■ WHAT TO DO
Every line that contains "this" counts once; give the total number of such lines, with no other words.

■ SOURCE RECORDS
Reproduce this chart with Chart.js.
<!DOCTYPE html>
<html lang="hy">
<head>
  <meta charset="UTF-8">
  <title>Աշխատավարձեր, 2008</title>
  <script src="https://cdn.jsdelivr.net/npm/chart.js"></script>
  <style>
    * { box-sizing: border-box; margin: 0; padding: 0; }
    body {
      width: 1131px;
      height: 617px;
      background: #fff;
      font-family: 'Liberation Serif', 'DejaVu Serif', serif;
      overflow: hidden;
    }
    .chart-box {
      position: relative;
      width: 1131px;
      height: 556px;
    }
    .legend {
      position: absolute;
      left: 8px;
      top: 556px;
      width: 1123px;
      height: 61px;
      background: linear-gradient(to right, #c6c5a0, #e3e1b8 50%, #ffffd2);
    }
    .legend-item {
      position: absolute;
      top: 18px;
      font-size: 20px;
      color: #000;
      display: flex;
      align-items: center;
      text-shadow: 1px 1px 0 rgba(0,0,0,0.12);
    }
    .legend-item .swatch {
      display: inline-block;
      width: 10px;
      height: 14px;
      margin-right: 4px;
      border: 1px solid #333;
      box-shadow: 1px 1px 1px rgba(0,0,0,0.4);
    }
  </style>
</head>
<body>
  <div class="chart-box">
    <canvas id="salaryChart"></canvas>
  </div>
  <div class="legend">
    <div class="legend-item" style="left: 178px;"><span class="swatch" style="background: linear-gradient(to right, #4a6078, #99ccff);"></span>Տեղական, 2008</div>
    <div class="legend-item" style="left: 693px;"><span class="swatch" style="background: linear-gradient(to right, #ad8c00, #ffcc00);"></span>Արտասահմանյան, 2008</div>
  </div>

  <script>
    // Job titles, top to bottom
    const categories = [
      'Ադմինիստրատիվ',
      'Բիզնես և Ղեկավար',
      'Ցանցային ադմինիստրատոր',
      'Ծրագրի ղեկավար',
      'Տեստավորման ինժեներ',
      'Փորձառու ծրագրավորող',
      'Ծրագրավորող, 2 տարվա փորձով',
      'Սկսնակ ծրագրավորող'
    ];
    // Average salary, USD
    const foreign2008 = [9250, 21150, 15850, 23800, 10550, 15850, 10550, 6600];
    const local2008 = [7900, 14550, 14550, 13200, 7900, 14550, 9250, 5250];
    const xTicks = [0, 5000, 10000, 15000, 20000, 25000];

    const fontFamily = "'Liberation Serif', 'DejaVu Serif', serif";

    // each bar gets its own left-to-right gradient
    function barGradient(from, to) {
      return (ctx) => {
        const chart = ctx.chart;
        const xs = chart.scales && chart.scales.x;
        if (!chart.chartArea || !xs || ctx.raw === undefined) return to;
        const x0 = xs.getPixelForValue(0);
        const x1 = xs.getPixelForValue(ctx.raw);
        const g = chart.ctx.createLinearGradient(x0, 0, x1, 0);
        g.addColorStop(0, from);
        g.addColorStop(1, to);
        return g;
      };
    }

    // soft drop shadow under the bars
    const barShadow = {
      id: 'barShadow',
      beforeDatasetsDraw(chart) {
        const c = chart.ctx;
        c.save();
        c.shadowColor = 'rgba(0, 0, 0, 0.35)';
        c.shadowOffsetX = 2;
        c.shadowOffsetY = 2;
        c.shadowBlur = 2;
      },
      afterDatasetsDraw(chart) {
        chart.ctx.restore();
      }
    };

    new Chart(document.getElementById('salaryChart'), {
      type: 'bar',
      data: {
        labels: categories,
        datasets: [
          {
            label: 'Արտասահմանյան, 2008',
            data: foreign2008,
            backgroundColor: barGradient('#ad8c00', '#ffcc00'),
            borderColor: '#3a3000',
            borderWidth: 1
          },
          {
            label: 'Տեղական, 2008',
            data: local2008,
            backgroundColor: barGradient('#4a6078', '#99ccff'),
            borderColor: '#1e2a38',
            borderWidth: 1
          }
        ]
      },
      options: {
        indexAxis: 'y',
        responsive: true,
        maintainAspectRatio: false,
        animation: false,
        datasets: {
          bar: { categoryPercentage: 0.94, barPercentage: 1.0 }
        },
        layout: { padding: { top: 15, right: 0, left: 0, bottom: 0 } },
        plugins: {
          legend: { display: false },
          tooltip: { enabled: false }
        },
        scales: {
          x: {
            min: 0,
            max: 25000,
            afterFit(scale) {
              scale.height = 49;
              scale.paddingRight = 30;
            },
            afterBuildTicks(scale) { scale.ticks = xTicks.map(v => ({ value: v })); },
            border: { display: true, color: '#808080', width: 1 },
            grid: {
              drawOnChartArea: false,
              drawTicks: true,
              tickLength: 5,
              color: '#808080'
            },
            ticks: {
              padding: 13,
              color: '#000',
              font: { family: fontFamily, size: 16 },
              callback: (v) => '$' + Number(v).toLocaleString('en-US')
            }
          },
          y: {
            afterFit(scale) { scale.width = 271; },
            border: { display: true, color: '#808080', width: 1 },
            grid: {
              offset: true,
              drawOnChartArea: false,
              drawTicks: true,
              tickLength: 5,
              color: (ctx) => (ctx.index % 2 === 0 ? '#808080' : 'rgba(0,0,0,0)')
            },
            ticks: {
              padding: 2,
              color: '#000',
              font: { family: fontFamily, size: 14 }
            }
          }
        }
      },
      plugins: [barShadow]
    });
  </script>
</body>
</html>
---
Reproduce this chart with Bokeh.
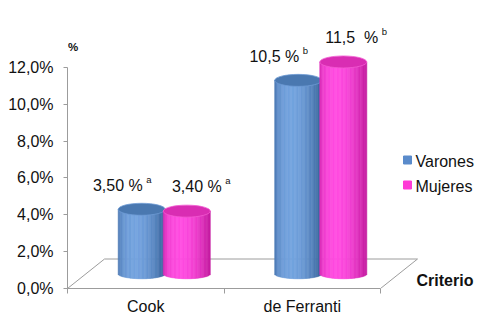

■ OUTPUT
2